Three months after a federal judge blocked much of Florida’s year-old voter suppression law as an unconstitutional infringement on speech and voting rights, the same judge agreed Tuesday to permanently remove the restrictions on voter registration drives, pending final confirmation that a federal appeals court has dismissed the case. In a settlement, the civil rights groups challenging the law and the state agreed not to appeal the case.
HB 1355, enacted by the state legislature’s Republican majority and signed by Gov. Rick Scott (R) — went into effect last July, putting major new restrictions on groups who work to register new voters. The law imposed harsh new restrictions on third-party voter registration groups, requiring them to turn in completed registration forms 48 hours — to the minute — after completion, or face fines.

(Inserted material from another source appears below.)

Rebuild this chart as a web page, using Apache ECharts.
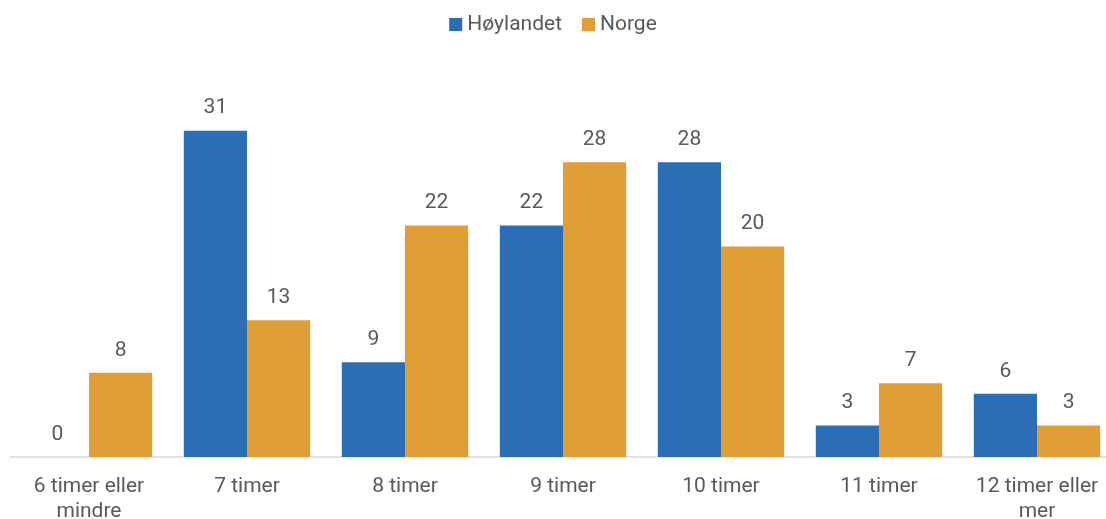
<!DOCTYPE html>
<html>
<head>
<meta charset="utf-8">
<script src="https://cdn.jsdelivr.net/npm/echarts@6/dist/echarts.min.js"></script>
<style>
  html, body { margin: 0; padding: 0; background: #fff; }
  #chart { width: 1106px; height: 519px; }
</style>
</head>
<body>
<div id="chart"></div>
<script>
// Søvnlengde: andel (%) per kategori
const categories = ['6 timer eller\nmindre', '7 timer', '8 timer', '9 timer', '10 timer', '11 timer', '12 timer eller\nmer'];
const hoylandet = [0, 31, 9, 22, 28, 3, 6];
const norge = [8, 13, 22, 28, 20, 7, 3];

const textColor = '#595959';
const fontFamily = 'Roboto, "Noto Sans", sans-serif';

const chart = echarts.init(document.getElementById('chart'));
const labelStyle = {
  show: true,
  position: 'top',
  distance: 12,
  color: textColor,
  fontSize: 21,
  fontFamily: fontFamily
};

chart.setOption({
  animation: false,
  legend: {
    top: 9,
    left: 'center',
    itemWidth: 13,
    itemHeight: 13,
    itemGap: 20,
    icon: 'rect',
    textStyle: { color: textColor, fontSize: 21, fontFamily: fontFamily },
    data: ['Høylandet', 'Norge']
  },
  grid: {
    left: 10,
    width: 1106,
    top: 78,
    bottom: 62,
    containLabel: false,
    outerBoundsMode: 'none'
  },
  xAxis: {
    type: 'category',
    data: categories,
    axisLine: { lineStyle: { color: '#d9d9d9', width: 1.5 } },
    axisTick: { show: false },
    axisLabel: {
      interval: 0,
      color: textColor,
      fontSize: 21,
      fontFamily: fontFamily,
      lineHeight: 25,
      margin: 17
    }
  },
  yAxis: {
    type: 'value',
    min: 0,
    max: 36,
    show: false,
    splitLine: { show: false }
  },
  series: [
    {
      name: 'Høylandet',
      type: 'bar',
      data: hoylandet,
      barGap: '0%',
      barCategoryGap: '20%',
      itemStyle: { color: '#2C6EB5' },
      label: labelStyle
    },
    {
      name: 'Norge',
      type: 'bar',
      data: norge,
      barGap: '0%',
      barCategoryGap: '20%',
      itemStyle: { color: '#E09E36' },
      label: labelStyle
    }
  ]
});
</script>
</body>
</html>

U.S. District Judge Robert Hinkle, in his May order, put the restrictions on hold, finding “the statute and rule impose burdensome record-keeping and reporting requirements that serve little if any purpose, thus rendering them unconstitutional even to the extent they do not violate the [National Voter Registration Act].”
Unfortunately, before the law was struck down, it had a clear effect: driving down voter registration numbers in Florida. The Florida Times-Union reported this week that Democratic voter registration in the state “all but [dried] up” in the wake of the law’s enactment.